La Sala de Ámbar


En esta, una historia de diplomacia y espías, se entrecruzan lo más noble y lo más perverso de la historia europea de los últimos 400 años: el arte y la guerra. Sus personajes principales son reyes prusianos, emperadores rusos, tiranos modernos, soldados, buscadores de tesoros y hasta el propio Boris Yeltsin.

Todo empezó a fines del siglo XVI, cuando el rey Federico I de Prusia hizo recubrir con decoraciones de ámbar las paredes y el techo de un salón del Palacio Real de Königsberg, junto al Mar Báltico. Aunque el ámbar, la piedra que resulta de la fosilización de resinas vegetales, se encuentra con cierta facilidad en el Mar Báltico, no debe subestimarse la proeza que significó reunir suficiente material de buena calidad para recubrir varias decenas de metros cuadrados.

Federico Guillermo I, rey de Prusia , regaló el cuarto a Pedro el Grande de Rusia que lo instaló en un palacio cerca de San Petesburgo


Federico Guillermo I, Rey Soldado de Prusia e hijo de Federico I, regaló el cuarto al Zar Pedro el Grande de Rusia que lo instaló en el Palacio de Zarskoje Zelo, cerca de San Petesburgo. La familia imperial rusa cuidó y amplió aquello, que a juicio de muchos expertos, fue la más preciosa joya del barroco y rococó. Para ilustrar el valor de la sala, valga señalar que las partes que no estaban recubiertas de ámbar lucían mármoles finos, ónix o pan de oro.

Siglos después, en 1941, las tropas nazis llegaron hasta las puertas de San Petesburgo y, en un acto de barbarie moderna, empacaron las placas que cubrían las paredes del cuarto y las transportaron nuevamente a Königsberg. En 1944, ante el avance de las tropas soviéticas se decidió transportar las cajas hacia algún punto más occidental en Alemania, probablemente cerca de Fráncfort y es justamente en ese transporte que se pierde la huella de la Sala de Ámbar, pues no se sabe si fue llevada en un barco que se hundió, en un tren que fue bombardeado o si incluso se quemó en Königsberg antes de ser transportado.

A partir de ese instante y hasta hace pocos meses no se volvió a saber nada concreto de las placas de ámbar. Durante más de 50 años este tesoro estuvo cubierto de un impenetrable manto de misterio alimentado por las más contradictorias versiones de soldados (alemanes y rusos) y de los variados indicios seguidos con tanto afán por los buscadores de tesoros. En la labor de búsqueda se mezclaron soñadores, amantes del arte e incluso los servicios secretos de Alemania Oriental y la Unión Soviética.
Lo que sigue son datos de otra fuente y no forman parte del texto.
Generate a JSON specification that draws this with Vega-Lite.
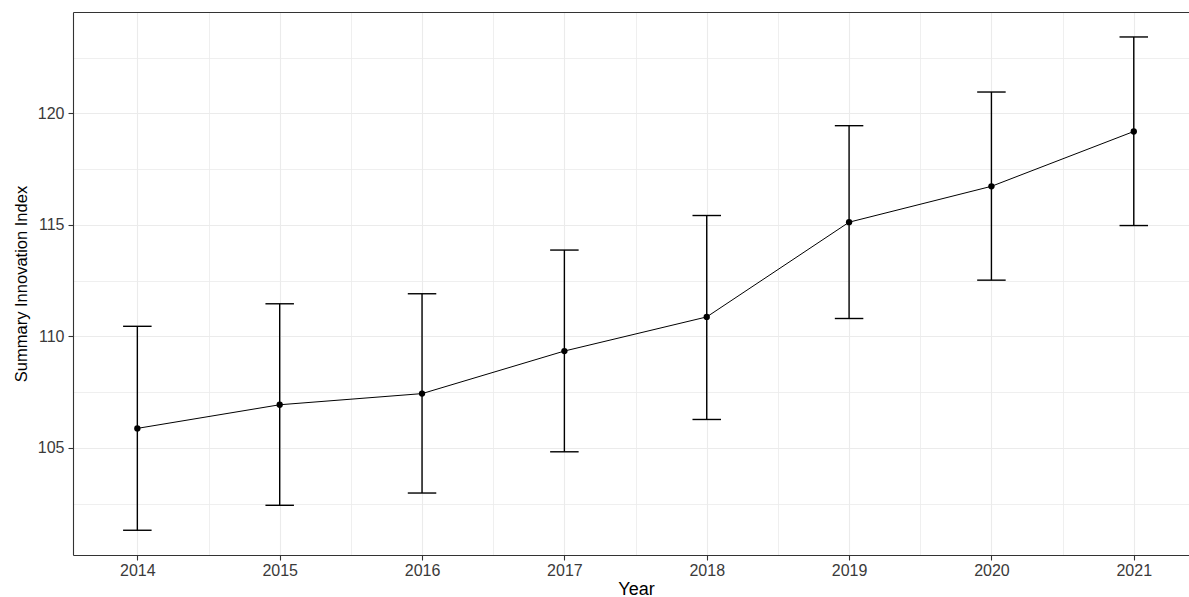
{
  "$schema": "https://vega.github.io/schema/vega-lite/v6.json",
  "width": 1116,
  "height": 543,
  "autosize": {"type": "none"},
  "padding": {"left": 73, "top": 12, "right": 0, "bottom": 42},
  "background": "white",
  "config": {
    "view": {"stroke": null},
    "axis": {
      "labelFont": "Liberation Sans",
      "titleFont": "Liberation Sans",
      "labelColor": "#3a3a3a",
      "titleColor": "#000000",
      "titleFontWeight": "normal"
    }
  },
  "data": {
    "values": [
      {"year": 2014, "mean": 105.87, "lower": 101.30, "upper": 110.45},
      {"year": 2015, "mean": 106.93, "lower": 102.42, "upper": 111.46},
      {"year": 2016, "mean": 107.43, "lower": 102.97, "upper": 111.91},
      {"year": 2017, "mean": 109.34, "lower": 104.82, "upper": 113.87},
      {"year": 2018, "mean": 110.87, "lower": 106.27, "upper": 115.42},
      {"year": 2019, "mean": 115.12, "lower": 110.80, "upper": 119.45},
      {"year": 2020, "mean": 116.73, "lower": 112.52, "upper": 120.96},
      {"year": 2021, "mean": 119.19, "lower": 114.97, "upper": 123.43}
    ]
  },
  "layer": [
    {
      "mark": {"type": "rule", "color": "black", "strokeWidth": 1.4},
      "encoding": {
        "x": {
          "field": "year", "type": "quantitative",
          "scale": {"domain": [2013.548, 2021.388], "nice": false, "zero": false},
          "axis": {
            "orient": "bottom", "values": [2014.5, 2015.5, 2016.5, 2017.5, 2018.5, 2019.5, 2020.5],
            "labels": false, "ticks": false, "domain": false, "title": null,
            "grid": true, "gridColor": "#ebebeb", "gridWidth": 0.8
          }
        },
        "y": {
          "field": "lower", "type": "quantitative",
          "scale": {"domain": [100.19, 124.55], "nice": false, "zero": false},
          "axis": {
            "orient": "left", "values": [102.5, 107.5, 112.5, 117.5, 122.5],
            "labels": false, "ticks": false, "domain": false, "title": null,
            "grid": true, "gridColor": "#ebebeb", "gridWidth": 0.8
          }
        },
        "y2": {"field": "upper"}
      }
    },
    {
      "mark": {"type": "tick", "orient": "horizontal", "size": 28.5, "thickness": 1.4, "color": "black", "opacity": 1},
      "encoding": {
        "x": {
          "field": "year", "type": "quantitative",
          "axis": {
            "orient": "bottom", "values": [2014, 2015, 2016, 2017, 2018, 2019, 2020, 2021], "format": "d",
            "grid": true, "gridColor": "#ebebeb", "gridWidth": 1.1,
            "domain": true, "domainColor": "#333333", "domainWidth": 1.1,
            "ticks": true, "tickSize": 5, "tickColor": "#333333", "tickWidth": 1.1,
            "labelFontSize": 16, "labelPadding": 2,
            "title": "Year", "titleFontSize": 18, "titlePadding": 2, "titleX": 563
          }
        },
        "y": {
          "field": "upper", "type": "quantitative",
          "axis": {
            "orient": "left", "values": [105, 110, 115, 120],
            "grid": true, "gridColor": "#ebebeb", "gridWidth": 1.1,
            "domain": true, "domainColor": "#333333", "domainWidth": 1.1,
            "ticks": true, "tickSize": 5, "tickColor": "#333333", "tickWidth": 1.1,
            "labelFontSize": 16, "labelPadding": 4,
            "title": "Summary Innovation Index", "titleFontSize": 16.5, "titlePadding": 8
          }
        }
      }
    },
    {
      "mark": {"type": "tick", "orient": "horizontal", "size": 28.5, "thickness": 1.4, "color": "black", "opacity": 1},
      "encoding": {
        "x": {
          "field": "year", "type": "quantitative",
          "axis": {
            "orient": "top", "labels": false, "ticks": false, "grid": false, "title": null,
            "domain": true, "domainColor": "#333333", "domainWidth": 1.1
          }
        },
        "y": {"field": "lower", "type": "quantitative", "axis": null}
      }
    },
    {
      "mark": {"type": "line", "color": "black", "strokeWidth": 1},
      "encoding": {
        "x": {"field": "year", "type": "quantitative", "axis": null},
        "y": {"field": "mean", "type": "quantitative", "axis": null}
      }
    },
    {
      "mark": {"type": "point", "filled": true, "color": "black", "size": 40, "opacity": 1},
      "encoding": {
        "x": {"field": "year", "type": "quantitative", "axis": null},
        "y": {"field": "mean", "type": "quantitative", "axis": null}
      }
    }
  ],
  "resolve": {"axis": {"x": "independent", "y": "independent"}}
}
Pero volviendo al pasado, en 1945 los soviéticos entraron en Berlín y, en otro acto de barbarie, se llevaron varias obras de los museos berlineses, entre ellos el Tesoro de Príamo, una colección de joyas troyanas entre las que estaban 3.000 anillos de la época de Elena y Aquiles. Este robo se mantuvo en secreto hasta 1993 cuando Boris Yeltsin reveló que el Tesoro descansaba en los sótanos de un museo en Moscú.

A pesar de que los tratados firmados por Alemania y la Unión Soviética después de la Guerra garantizan la devolución de toda obra de arte a su dueño original, el parlamento ruso declaró en mayo de este año que el Tesoro de Príamo era propiedad del Estado. Entonces, sorpresivamente, aparecieron en Alemania primero un mosaico y luego una cómoda de la Sala de Ámbar. Fríamente visto, este hallazgo reabrió la posibilidad de encontrar la sala original (si aun existe) y dio al gobierno alemán dos invalorables cartas para recuperar las obras robadas por los rusos.

Para otros el hallazgo tuvo una connotación triste, pues al igual que un ídolo dorado que pierde algo de su oro cada vez que lo tocamos, el misterio de la Sala de Ámbar perdió, con estos últimos hallazgos, un poco de su misterio.